** Exercise data **
* Start *

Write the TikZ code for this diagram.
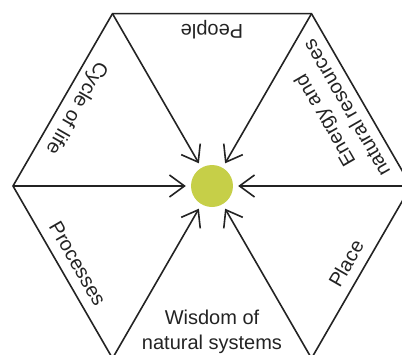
\documentclass[tikz,border=0pt]{standalone}
\usepackage{fontspec}
\setmainfont{Liberation Sans}
\usetikzlibrary{arrows.meta}
\definecolor{hubgreen}{RGB}{198,207,72}
\definecolor{inkgray}{RGB}{35,35,35}

\begin{document}
\begin{tikzpicture}[x=1pt,y=1pt,
    hexline/.style={draw=inkgray,line width=1.6pt,line join=miter},
    spoke/.style={draw=inkgray,line width=1.6pt,shorten >=5pt,
      -{Straight Barb[length=15pt,width=22pt,line width=1.6pt]}},
    edgelabel/.style={text=inkgray,inner sep=0pt,anchor=base,
      font=\fontsize{20}{25}\selectfont}]
  \useasboundingbox (-212,-168) rectangle (190,186);
  \clip (-212,-168) rectangle (190,186);

  % corners of the hexagon
  \foreach \i in {0,...,5}
    \coordinate (v\i) at (\i*60:199);
  \draw[hexline] (v0) -- (v1) -- (v2) -- (v3) -- (v4) -- (v5) -- cycle;

  % centre dot
  \node[circle,fill=hubgreen,minimum size=42pt,inner sep=0pt] (hub) at (0,0) {};

  % arrows into the centre
  \foreach \i in {0,...,5}
    \draw[spoke] (v\i) -- (hub);

  % labels along the sides, tops towards the centre
  \foreach \ang/\name/\txt in {90/people/People,150/cycle/Cycle of life,
      210/process/Processes,330/place/Place}
    \node[edgelabel,rotate=\ang+90] (\name) at (\ang:162) {\txt};
  \node[edgelabel,align=center,rotate=120] (energy) at (30:162)
    {Energy and\\natural resources};
  \node[edgelabel,align=center] (wisdom) at (270:163)
    {Wisdom of\\natural systems};
\end{tikzpicture}
\end{document}
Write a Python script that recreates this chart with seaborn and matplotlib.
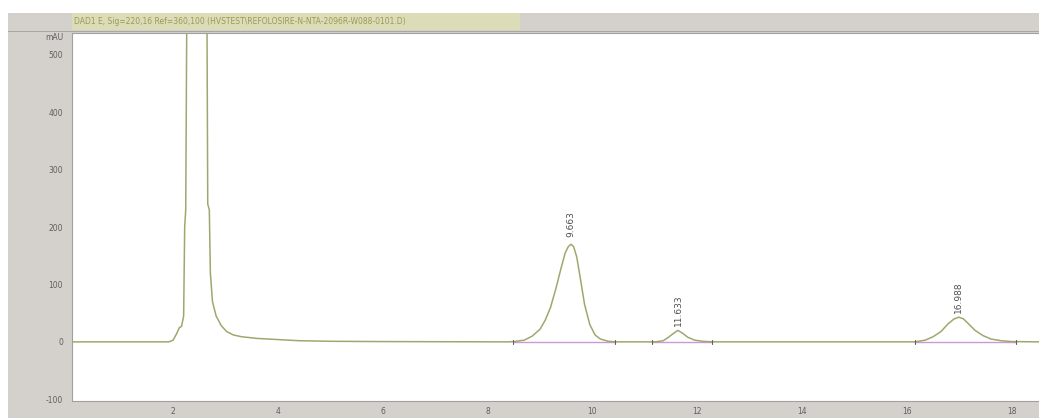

* End *

Copy out the records above in full, exactly as written, but not the pictures.

Write the TikZ code for this diagram.
\documentclass[tikz,border=0pt]{standalone}
\usepackage{fontspec}
\setmainfont{Liberation Sans}
\usetikzlibrary{arrows.meta}
\definecolor{hubgreen}{RGB}{198,207,72}
\definecolor{inkgray}{RGB}{35,35,35}

\begin{document}
\begin{tikzpicture}[x=1pt,y=1pt,
    hexline/.style={draw=inkgray,line width=1.6pt,line join=miter},
    spoke/.style={draw=inkgray,line width=1.6pt,shorten >=5pt,
      -{Straight Barb[length=15pt,width=22pt,line width=1.6pt]}},
    edgelabel/.style={text=inkgray,inner sep=0pt,anchor=base,
      font=\fontsize{20}{25}\selectfont}]
  \useasboundingbox (-212,-168) rectangle (190,186);
  \clip (-212,-168) rectangle (190,186);

  % corners of the hexagon
  \foreach \i in {0,...,5}
    \coordinate (v\i) at (\i*60:199);
  \draw[hexline] (v0) -- (v1) -- (v2) -- (v3) -- (v4) -- (v5) -- cycle;

  % centre dot
  \node[circle,fill=hubgreen,minimum size=42pt,inner sep=0pt] (hub) at (0,0) {};

  % arrows into the centre
  \foreach \i in {0,...,5}
    \draw[spoke] (v\i) -- (hub);

  % labels along the sides, tops towards the centre
  \foreach \ang/\name/\txt in {90/people/People,150/cycle/Cycle of life,
      210/process/Processes,330/place/Place}
    \node[edgelabel,rotate=\ang+90] (\name) at (\ang:162) {\txt};
  \node[edgelabel,align=center,rotate=120] (energy) at (30:162)
    {Energy and\\natural resources};
  \node[edgelabel,align=center] (wisdom) at (270:163)
    {Wisdom of\\natural systems};
\end{tikzpicture}
\end{document}
Write a Python script that recreates this chart with seaborn and matplotlib.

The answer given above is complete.